* **Supplied data**
::::::::::

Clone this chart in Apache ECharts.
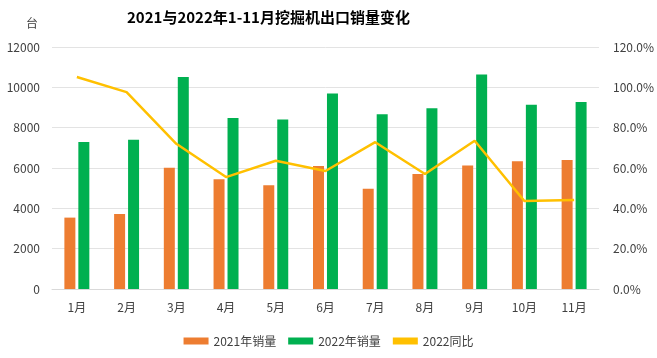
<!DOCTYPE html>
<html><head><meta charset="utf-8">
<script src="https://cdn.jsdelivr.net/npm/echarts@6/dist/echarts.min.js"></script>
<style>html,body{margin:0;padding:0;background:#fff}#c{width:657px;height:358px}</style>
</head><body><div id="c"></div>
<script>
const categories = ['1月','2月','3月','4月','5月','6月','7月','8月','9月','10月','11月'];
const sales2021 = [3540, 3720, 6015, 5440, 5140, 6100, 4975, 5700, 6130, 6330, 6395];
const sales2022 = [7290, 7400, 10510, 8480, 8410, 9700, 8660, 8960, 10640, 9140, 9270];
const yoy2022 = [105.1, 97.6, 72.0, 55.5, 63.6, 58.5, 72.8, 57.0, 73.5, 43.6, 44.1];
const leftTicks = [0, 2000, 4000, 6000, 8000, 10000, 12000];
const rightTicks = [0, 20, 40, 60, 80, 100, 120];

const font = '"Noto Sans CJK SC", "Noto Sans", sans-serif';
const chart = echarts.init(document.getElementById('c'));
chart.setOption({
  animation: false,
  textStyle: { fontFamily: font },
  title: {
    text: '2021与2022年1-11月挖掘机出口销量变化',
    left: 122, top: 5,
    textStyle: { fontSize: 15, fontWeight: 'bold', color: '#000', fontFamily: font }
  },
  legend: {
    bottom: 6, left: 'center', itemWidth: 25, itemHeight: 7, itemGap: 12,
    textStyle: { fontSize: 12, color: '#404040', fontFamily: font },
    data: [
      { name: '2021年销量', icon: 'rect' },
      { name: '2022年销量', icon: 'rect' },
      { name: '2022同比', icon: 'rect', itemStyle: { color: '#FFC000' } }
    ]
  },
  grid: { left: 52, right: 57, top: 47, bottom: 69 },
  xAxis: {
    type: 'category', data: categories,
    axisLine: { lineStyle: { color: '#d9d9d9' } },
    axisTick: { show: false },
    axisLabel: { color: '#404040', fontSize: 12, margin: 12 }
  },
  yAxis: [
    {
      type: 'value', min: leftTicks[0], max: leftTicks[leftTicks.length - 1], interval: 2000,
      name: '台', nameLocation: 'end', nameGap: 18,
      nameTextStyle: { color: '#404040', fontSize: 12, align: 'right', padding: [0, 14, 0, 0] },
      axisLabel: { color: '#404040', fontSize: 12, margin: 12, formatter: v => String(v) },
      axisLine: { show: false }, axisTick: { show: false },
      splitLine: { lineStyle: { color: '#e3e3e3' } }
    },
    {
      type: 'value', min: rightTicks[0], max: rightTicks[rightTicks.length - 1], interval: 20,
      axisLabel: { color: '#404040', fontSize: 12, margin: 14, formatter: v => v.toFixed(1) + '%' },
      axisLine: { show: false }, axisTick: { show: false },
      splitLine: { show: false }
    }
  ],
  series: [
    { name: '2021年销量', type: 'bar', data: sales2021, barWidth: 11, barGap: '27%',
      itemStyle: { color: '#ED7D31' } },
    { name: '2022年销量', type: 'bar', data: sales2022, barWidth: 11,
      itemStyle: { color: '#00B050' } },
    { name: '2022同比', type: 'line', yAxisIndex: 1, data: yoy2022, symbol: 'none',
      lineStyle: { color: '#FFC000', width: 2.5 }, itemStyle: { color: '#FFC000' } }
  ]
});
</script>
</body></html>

::::::::::

* **To do**
Up to and including the line containing "const rightTicks = [0, 20, 40, 60, 80, 100, 120];", repeat every line from the start of the data, but none of the pictures.

* **Full output**
Clone this chart in Apache ECharts.
<!DOCTYPE html>
<html><head><meta charset="utf-8">
<script src="https://cdn.jsdelivr.net/npm/echarts@6/dist/echarts.min.js"></script>
<style>html,body{margin:0;padding:0;background:#fff}#c{width:657px;height:358px}</style>
</head><body><div id="c"></div>
<script>
const categories = ['1月','2月','3月','4月','5月','6月','7月','8月','9月','10月','11月'];
const sales2021 = [3540, 3720, 6015, 5440, 5140, 6100, 4975, 5700, 6130, 6330, 6395];
const sales2022 = [7290, 7400, 10510, 8480, 8410, 9700, 8660, 8960, 10640, 9140, 9270];
const yoy2022 = [105.1, 97.6, 72.0, 55.5, 63.6, 58.5, 72.8, 57.0, 73.5, 43.6, 44.1];
const leftTicks = [0, 2000, 4000, 6000, 8000, 10000, 12000];
const rightTicks = [0, 20, 40, 60, 80, 100, 120];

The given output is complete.